As for savoury applications, the pakoras you find in Indian restaurants are hugely popular appetizers; the batter is often made from chickpea flour and binds vegetables, rice, fish or meat.

Another particularly interesting version of a fritter is the vada (or vadai). Fried and savoury, the vada, often eaten for breakfast, is native to south India and is made with legumes or potatoes. It is more difficult to find than pakoras.

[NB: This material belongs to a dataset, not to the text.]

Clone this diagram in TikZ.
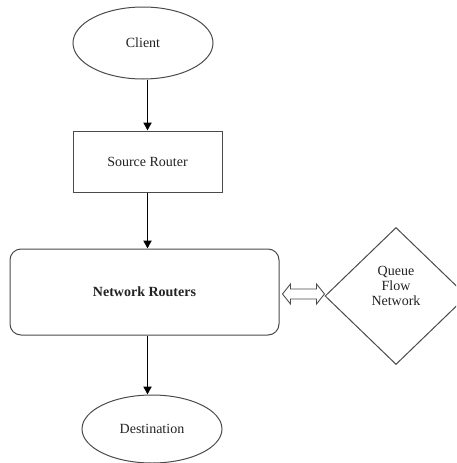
\documentclass[tikz,border=0pt]{standalone}
\usepackage{fontspec}
\setmainfont{Liberation Serif}
\usetikzlibrary{shapes.geometric,arrows.meta,calc}
\definecolor{edgegray}{HTML}{4A4A4A}
\definecolor{txt}{HTML}{222222}
\tikzset{
  x=1pt,y=1pt,
  shapeline/.style={draw=edgegray,line width=1pt,text=txt,font=\fontsize{14}{15}\selectfont,inner sep=0pt},
  ellnode/.style={shapeline,ellipse,minimum width=140pt,minimum height=72pt},
  boxnode/.style={shapeline,rectangle,minimum width=149pt,minimum height=61pt},
  rbox/.style={shapeline,rectangle,rounded corners=11pt,minimum width=269pt,minimum height=86pt},
  dianode/.style={shapeline,diamond,minimum width=142pt,minimum height=137pt,align=center},
  flowarrow/.style={draw=black,line width=1.9pt,-{Triangle[length=8pt,width=8pt]}},
  hollow/.style={draw=edgegray,line width=0.9pt,fill=white}
}
\begin{document}
\begin{tikzpicture}
\useasboundingbox (0,0) rectangle (456,-463);
\clip (0,0) rectangle (456,-463);
\node[ellnode] (client) at (143,-43) {Client};
\node[boxnode] (src) at (147.5,-161.5) {Source Router};
\node[rbox] (nr) at (144.5,-292) {\bfseries Network Routers};
\node[dianode] (qfn) at (396,-296) {};
\node[text=txt,font=\fontsize{14}{15}\selectfont,align=center,inner sep=0pt] (qfnlabel) at (396,-286) {Queue\\Flow\\Network};
\node[ellnode,minimum height=68pt] (dest) at (152,-429) {Destination};
\draw[flowarrow] (client.south -| src.center) -- (src.north);
\draw[flowarrow] (src.south) -- (src.south |- nr.north);
\draw[flowarrow] (nr.south -| src.center) -- (dest.north -| src.center);
\coordinate (dal) at ([shift={(3,-2)}]nr.east);
\coordinate (dar) at ([yshift=2]qfn.west);
\draw[hollow] (dal) -- ++(8,10) -- ++(0,-5) -- ($(dar)+(-8,5)$) -- ++(0,5) -- (dar)
  -- ++(-8,-10) -- ++(0,5) -- ($(dal)+(8,-5)$) -- ++(0,-5) -- cycle;
\end{tikzpicture}
\end{document}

The fritter recipe below has a strong savoury element to it. Although 400 years old and modernized, it is remarkable how similar it is to current recipes, a testament to the popularity of the snack and the continuity of culinary taste through centuries.

The Best Fritters

— adapted from Gervase Markham, The English Huswife (1615)

Ingredients:
2 cups heavy cream (or milk)
4 egg yolks
4 whole eggs
1/2 teaspoon ground cloves
1/2 teaspoon ground mace
1 teaspoon nutmeg
2 pinches saffron (optional)
1 packet (about 7 grams) active dry yeast
1/2 teaspoon salt
1 1/2 cups all-purpose flour
1/4 cup dry sherry (optional)
4 apples, peeled, cored and cut into quarter-inch slices
sugar and cinnamon for garnish
Vegetable oil (or lard or beef suet) for frying

Method:
Warm the cream slightly. In a large mixing bowl, combine the cream, eggs, spices, yeast and salt. Whisk in the flour to a batter-like consistency.

Cover the bowl and set it in a warm place, allowing the mixture to rise (about 2 hours). Whisk in the sherry.

Heat the oil (at least 3 inches deep) in a large pot to 365 F.

Pat the apple slices dry, submerge and coat in the batter for a few moments and fry until golden brown. Turn the fritters and continuing frying to golden brown.  

Remove the fritters and drain on kitchen towels.

Sprinkle with cinnamon or sugar (or both) and serve while still warm and crispy.